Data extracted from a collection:
* * * * *

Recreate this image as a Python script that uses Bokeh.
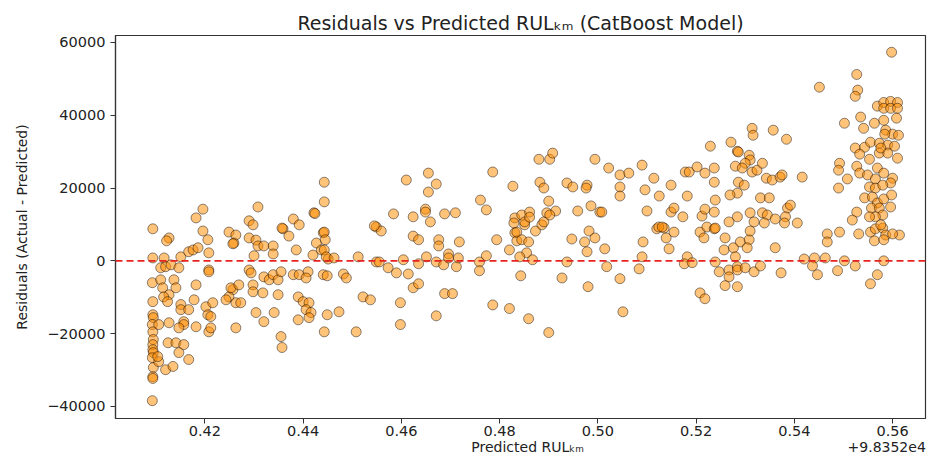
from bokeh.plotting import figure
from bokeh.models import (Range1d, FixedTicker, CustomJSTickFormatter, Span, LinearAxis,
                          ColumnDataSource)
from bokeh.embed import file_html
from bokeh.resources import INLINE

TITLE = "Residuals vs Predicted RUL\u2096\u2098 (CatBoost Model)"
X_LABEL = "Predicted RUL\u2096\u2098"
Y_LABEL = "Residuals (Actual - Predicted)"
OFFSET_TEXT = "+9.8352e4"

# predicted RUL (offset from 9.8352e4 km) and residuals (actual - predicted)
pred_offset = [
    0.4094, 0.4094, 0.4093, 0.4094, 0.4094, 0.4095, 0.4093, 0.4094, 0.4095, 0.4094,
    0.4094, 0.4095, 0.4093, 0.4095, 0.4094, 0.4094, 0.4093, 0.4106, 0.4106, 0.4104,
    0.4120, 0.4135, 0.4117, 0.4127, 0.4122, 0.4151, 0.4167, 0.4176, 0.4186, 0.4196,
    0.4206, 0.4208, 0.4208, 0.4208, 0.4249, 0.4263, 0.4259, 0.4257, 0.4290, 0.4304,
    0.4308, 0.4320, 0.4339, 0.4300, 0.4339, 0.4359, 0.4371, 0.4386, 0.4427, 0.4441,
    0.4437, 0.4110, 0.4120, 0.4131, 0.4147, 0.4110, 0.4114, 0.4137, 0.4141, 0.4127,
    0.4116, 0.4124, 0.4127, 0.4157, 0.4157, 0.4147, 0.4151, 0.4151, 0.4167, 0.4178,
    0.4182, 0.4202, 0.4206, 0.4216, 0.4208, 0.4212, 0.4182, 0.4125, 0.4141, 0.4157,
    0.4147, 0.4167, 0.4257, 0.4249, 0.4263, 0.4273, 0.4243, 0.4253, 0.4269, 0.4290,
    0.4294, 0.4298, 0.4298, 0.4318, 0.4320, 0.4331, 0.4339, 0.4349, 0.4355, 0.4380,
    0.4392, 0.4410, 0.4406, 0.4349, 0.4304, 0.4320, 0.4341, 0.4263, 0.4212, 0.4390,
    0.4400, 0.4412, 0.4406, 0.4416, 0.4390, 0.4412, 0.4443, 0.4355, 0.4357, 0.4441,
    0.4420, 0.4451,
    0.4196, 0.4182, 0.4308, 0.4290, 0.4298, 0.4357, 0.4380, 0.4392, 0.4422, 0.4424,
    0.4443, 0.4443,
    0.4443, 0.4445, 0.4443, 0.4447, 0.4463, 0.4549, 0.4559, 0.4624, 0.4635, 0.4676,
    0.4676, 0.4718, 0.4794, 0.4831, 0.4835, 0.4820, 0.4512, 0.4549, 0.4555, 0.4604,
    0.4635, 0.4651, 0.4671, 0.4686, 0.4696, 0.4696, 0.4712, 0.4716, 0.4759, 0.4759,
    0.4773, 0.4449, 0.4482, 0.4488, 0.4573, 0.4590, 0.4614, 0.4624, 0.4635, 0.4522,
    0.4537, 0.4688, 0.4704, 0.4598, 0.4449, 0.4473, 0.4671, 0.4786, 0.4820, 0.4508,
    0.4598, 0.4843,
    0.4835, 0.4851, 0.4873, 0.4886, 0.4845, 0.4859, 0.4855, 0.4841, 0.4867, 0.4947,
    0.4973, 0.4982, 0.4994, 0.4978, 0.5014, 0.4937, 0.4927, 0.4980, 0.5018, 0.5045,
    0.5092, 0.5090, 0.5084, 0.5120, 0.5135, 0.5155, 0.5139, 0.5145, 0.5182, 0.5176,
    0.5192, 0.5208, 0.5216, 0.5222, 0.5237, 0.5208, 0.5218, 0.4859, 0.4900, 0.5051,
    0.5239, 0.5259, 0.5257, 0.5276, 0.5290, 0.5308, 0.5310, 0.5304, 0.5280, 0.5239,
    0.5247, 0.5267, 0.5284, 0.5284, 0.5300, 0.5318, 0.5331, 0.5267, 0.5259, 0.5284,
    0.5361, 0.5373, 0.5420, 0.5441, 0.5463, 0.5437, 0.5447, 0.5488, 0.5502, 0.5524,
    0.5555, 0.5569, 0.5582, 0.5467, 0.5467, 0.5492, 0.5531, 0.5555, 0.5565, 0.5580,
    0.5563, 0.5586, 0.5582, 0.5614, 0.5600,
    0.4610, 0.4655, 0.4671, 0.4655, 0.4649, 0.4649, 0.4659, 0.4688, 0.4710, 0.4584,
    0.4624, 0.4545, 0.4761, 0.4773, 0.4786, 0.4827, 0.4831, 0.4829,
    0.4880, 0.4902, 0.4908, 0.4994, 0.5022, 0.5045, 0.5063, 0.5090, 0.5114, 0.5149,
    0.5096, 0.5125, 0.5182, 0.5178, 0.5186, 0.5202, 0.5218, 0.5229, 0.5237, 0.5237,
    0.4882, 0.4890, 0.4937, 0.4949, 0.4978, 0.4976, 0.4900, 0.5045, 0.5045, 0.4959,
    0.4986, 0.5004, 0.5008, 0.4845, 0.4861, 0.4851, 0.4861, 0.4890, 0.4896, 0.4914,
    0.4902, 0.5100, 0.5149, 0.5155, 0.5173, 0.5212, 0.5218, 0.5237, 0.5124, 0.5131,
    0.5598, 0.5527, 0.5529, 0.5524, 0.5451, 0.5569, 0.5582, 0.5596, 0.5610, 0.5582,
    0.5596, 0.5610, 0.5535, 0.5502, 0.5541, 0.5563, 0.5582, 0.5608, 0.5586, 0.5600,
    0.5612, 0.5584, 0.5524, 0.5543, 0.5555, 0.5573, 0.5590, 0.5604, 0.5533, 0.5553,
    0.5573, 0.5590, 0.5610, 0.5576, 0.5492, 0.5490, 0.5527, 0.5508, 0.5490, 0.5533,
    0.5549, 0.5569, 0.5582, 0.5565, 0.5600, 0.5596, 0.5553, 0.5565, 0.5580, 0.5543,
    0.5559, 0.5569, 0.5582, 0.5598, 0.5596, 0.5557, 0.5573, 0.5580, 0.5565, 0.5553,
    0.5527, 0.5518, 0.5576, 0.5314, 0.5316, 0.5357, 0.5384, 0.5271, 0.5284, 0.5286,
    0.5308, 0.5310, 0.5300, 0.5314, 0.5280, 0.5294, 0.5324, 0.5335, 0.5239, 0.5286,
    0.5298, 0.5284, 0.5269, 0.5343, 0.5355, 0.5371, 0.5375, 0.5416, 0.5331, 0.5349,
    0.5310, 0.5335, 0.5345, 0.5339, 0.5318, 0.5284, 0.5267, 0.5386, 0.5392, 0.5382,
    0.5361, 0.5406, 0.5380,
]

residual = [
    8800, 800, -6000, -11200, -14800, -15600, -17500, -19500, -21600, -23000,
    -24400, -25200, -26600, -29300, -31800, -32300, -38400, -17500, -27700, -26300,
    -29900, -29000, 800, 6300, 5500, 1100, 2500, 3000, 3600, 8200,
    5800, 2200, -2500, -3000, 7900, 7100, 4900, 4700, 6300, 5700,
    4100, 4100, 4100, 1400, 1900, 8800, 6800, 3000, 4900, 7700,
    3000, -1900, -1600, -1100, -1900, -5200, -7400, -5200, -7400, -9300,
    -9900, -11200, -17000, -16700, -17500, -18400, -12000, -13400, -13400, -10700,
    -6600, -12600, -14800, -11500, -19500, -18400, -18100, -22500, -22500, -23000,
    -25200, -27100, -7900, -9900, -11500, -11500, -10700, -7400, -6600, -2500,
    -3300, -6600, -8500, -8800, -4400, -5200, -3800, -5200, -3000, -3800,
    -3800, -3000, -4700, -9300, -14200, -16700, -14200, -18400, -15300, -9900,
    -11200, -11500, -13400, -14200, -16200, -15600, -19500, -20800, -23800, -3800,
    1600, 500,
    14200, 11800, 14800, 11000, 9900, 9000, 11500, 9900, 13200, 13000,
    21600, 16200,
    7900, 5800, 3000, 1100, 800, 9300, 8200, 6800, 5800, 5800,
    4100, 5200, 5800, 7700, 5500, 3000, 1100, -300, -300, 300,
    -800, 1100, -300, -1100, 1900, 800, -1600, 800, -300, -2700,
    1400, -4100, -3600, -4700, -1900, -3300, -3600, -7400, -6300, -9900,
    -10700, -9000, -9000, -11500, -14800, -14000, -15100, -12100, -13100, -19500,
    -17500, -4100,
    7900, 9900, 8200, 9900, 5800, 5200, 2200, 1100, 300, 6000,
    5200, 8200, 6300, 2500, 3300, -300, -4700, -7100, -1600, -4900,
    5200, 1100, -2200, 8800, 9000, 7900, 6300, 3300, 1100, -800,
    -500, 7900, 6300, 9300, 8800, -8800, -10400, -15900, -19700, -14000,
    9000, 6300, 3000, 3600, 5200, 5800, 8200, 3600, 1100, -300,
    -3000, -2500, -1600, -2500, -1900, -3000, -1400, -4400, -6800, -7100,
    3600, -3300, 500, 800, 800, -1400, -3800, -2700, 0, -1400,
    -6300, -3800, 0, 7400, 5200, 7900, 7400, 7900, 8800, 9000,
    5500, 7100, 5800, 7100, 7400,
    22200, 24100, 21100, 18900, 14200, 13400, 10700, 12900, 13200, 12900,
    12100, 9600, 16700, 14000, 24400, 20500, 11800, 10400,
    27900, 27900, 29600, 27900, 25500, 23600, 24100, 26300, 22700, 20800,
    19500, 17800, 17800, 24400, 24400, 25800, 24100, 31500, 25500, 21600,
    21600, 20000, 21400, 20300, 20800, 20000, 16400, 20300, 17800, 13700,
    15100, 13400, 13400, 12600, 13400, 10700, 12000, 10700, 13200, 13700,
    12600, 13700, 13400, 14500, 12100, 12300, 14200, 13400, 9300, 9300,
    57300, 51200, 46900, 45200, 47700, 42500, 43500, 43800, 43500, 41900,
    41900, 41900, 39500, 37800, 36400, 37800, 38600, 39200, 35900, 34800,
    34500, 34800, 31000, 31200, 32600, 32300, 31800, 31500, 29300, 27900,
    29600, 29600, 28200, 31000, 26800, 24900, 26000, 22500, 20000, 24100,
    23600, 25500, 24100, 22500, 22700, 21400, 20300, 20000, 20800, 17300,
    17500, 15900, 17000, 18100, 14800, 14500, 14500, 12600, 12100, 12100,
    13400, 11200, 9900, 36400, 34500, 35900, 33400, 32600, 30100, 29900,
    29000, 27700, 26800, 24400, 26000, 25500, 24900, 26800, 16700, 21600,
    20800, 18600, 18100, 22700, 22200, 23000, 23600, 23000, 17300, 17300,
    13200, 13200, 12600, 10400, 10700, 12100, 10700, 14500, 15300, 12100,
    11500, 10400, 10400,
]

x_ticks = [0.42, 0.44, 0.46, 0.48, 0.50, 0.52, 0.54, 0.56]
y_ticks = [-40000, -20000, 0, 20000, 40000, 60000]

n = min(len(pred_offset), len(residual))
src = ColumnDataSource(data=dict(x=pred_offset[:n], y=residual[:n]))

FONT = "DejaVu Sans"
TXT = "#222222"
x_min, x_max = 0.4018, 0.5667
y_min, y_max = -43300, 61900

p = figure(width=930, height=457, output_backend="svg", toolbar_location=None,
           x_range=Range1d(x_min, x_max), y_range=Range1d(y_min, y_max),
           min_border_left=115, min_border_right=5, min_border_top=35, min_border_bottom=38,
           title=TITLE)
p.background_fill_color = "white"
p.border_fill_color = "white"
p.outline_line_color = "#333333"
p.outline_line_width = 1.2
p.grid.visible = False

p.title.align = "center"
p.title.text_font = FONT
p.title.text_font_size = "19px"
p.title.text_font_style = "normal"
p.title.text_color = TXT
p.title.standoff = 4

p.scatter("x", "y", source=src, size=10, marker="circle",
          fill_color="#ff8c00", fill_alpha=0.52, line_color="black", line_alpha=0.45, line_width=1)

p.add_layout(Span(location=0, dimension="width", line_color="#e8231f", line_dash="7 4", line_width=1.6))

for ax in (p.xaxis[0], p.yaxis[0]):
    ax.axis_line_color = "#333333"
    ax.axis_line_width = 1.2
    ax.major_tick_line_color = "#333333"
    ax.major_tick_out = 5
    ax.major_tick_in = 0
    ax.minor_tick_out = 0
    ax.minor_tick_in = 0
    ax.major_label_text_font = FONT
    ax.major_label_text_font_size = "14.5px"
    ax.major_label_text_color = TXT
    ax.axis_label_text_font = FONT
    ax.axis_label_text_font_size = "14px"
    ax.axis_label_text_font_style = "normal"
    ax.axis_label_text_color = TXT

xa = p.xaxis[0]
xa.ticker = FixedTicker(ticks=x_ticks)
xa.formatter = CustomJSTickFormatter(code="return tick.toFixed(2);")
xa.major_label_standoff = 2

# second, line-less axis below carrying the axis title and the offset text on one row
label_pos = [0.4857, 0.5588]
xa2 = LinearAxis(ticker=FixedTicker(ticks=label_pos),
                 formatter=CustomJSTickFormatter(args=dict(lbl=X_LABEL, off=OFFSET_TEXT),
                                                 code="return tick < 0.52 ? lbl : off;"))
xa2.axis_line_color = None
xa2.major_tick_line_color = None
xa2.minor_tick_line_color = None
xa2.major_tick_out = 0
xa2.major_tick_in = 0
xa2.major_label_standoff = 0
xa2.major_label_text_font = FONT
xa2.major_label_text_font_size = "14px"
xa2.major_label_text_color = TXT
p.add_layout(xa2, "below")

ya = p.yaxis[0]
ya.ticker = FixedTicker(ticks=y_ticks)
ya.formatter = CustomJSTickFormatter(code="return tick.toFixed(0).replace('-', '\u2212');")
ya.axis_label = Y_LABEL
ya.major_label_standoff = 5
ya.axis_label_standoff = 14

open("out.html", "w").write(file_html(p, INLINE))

* * * * *

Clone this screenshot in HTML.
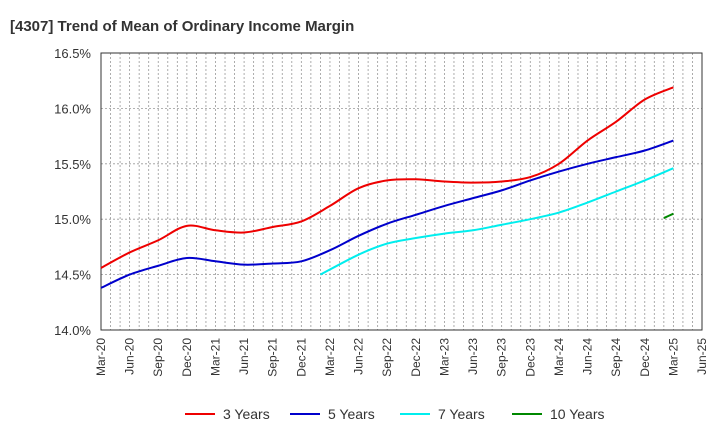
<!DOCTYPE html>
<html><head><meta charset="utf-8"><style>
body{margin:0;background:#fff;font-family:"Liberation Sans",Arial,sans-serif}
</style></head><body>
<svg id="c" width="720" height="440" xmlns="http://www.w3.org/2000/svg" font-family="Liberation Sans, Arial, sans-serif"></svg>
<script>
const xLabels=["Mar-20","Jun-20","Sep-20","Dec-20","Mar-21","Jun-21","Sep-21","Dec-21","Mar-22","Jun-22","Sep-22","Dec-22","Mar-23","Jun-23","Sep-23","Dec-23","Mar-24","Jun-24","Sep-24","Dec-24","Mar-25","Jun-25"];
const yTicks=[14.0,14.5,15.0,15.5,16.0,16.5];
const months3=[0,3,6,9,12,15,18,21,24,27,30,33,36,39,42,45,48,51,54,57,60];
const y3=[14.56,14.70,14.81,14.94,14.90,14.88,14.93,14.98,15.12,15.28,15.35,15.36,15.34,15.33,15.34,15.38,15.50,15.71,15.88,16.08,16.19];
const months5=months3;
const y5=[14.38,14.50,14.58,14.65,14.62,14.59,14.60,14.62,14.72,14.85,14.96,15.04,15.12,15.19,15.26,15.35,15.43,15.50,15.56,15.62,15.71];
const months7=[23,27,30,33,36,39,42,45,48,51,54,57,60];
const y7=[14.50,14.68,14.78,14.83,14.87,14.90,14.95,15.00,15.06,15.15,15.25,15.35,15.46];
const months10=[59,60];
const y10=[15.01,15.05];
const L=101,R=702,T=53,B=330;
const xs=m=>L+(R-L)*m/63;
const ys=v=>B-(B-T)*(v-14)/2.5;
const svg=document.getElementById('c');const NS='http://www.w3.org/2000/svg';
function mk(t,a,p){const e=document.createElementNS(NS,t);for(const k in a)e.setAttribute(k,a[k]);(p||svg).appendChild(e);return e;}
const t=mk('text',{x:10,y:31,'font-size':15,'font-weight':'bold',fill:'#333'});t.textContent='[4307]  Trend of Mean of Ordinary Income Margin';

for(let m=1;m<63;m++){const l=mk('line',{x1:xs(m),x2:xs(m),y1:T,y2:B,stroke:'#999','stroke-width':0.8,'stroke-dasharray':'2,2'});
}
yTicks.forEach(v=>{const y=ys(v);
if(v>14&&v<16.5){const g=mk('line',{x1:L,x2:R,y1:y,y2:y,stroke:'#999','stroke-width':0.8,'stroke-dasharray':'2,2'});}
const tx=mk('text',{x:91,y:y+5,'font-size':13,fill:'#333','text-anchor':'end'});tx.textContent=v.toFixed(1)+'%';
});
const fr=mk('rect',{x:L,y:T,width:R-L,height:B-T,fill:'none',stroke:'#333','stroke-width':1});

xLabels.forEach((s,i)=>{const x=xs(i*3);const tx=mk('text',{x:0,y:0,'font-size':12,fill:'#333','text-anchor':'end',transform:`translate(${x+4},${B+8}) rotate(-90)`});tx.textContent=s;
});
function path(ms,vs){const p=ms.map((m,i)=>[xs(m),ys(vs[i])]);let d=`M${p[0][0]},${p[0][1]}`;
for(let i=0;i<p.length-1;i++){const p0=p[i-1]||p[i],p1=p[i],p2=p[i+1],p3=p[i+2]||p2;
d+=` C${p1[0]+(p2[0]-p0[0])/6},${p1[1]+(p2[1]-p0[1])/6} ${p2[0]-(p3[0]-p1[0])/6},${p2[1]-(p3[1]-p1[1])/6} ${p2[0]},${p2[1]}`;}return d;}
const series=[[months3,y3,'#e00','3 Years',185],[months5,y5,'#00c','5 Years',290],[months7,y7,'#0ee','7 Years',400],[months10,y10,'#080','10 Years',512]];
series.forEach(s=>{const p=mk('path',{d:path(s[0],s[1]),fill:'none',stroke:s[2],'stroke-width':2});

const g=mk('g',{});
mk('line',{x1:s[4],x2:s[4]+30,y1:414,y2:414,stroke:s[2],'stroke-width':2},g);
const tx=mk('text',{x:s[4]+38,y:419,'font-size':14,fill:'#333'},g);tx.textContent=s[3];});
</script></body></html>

* * * * *

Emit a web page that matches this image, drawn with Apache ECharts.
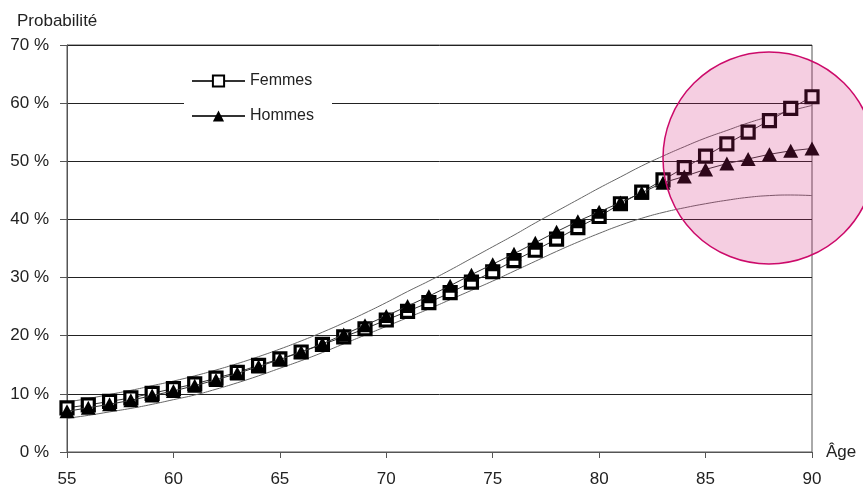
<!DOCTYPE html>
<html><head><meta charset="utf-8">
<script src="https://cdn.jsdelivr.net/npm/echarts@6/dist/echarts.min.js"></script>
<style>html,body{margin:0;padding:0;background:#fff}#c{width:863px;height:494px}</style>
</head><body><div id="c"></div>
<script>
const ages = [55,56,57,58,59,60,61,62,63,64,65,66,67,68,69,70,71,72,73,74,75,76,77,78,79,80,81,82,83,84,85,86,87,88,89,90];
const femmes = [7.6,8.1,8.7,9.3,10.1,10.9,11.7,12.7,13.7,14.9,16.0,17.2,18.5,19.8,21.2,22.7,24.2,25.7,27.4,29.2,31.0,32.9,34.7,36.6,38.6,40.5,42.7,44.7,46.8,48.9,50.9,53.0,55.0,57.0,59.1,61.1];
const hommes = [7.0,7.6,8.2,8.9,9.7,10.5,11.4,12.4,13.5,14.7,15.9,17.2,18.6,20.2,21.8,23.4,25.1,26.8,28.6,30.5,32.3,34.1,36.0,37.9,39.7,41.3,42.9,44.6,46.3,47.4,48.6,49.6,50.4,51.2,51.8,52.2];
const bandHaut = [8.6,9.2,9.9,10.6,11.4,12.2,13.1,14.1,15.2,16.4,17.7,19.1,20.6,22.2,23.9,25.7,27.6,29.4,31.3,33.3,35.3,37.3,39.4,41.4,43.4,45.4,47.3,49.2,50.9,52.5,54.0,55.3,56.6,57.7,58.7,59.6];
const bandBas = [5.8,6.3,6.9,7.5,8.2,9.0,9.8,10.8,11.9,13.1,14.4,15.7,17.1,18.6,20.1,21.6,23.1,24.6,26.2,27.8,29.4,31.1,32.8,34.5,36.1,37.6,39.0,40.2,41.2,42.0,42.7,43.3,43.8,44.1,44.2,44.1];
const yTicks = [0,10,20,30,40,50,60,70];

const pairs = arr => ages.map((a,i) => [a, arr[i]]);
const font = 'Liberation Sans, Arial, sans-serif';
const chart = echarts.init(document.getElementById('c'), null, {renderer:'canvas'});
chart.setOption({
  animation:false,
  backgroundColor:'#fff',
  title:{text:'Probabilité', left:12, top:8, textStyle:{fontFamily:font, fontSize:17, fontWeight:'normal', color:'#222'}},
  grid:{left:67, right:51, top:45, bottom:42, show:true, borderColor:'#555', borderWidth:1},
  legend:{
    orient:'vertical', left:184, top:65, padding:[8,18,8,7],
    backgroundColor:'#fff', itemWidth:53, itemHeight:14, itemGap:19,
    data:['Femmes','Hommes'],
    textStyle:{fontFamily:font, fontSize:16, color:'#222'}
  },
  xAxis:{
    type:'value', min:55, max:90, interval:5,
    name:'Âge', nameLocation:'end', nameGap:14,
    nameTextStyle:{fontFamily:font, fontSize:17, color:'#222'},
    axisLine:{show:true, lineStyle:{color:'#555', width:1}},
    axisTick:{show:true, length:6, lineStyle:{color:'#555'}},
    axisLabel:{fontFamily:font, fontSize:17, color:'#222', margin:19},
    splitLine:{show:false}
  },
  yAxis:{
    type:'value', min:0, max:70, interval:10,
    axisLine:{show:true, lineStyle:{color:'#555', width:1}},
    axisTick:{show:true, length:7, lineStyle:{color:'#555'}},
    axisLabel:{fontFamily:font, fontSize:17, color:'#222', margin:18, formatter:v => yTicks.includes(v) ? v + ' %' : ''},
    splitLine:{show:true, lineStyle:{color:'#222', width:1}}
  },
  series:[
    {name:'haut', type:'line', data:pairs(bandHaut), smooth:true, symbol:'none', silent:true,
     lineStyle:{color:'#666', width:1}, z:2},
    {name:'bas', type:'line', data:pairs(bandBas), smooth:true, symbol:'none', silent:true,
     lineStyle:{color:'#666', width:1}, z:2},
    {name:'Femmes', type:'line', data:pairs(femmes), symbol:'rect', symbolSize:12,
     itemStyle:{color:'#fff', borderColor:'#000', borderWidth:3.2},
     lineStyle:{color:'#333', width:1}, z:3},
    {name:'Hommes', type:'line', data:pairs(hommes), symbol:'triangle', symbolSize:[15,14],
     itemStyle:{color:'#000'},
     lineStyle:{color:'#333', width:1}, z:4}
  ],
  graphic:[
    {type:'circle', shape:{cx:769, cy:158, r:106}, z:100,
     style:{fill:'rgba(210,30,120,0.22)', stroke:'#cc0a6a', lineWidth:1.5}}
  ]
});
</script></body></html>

* * * * *

#### What needs to be done:
Using the data above, extract exactly the lines from the one containing "Recreate this image" through the one containing "from bokeh.resources import INLINE". Pictures are left out.

#### Correct answer:
Recreate this image as a Python script that uses Bokeh.
from bokeh.plotting import figure
from bokeh.models import (Range1d, FixedTicker, CustomJSTickFormatter, Span, LinearAxis,
                          ColumnDataSource)
from bokeh.embed import file_html
from bokeh.resources import INLINE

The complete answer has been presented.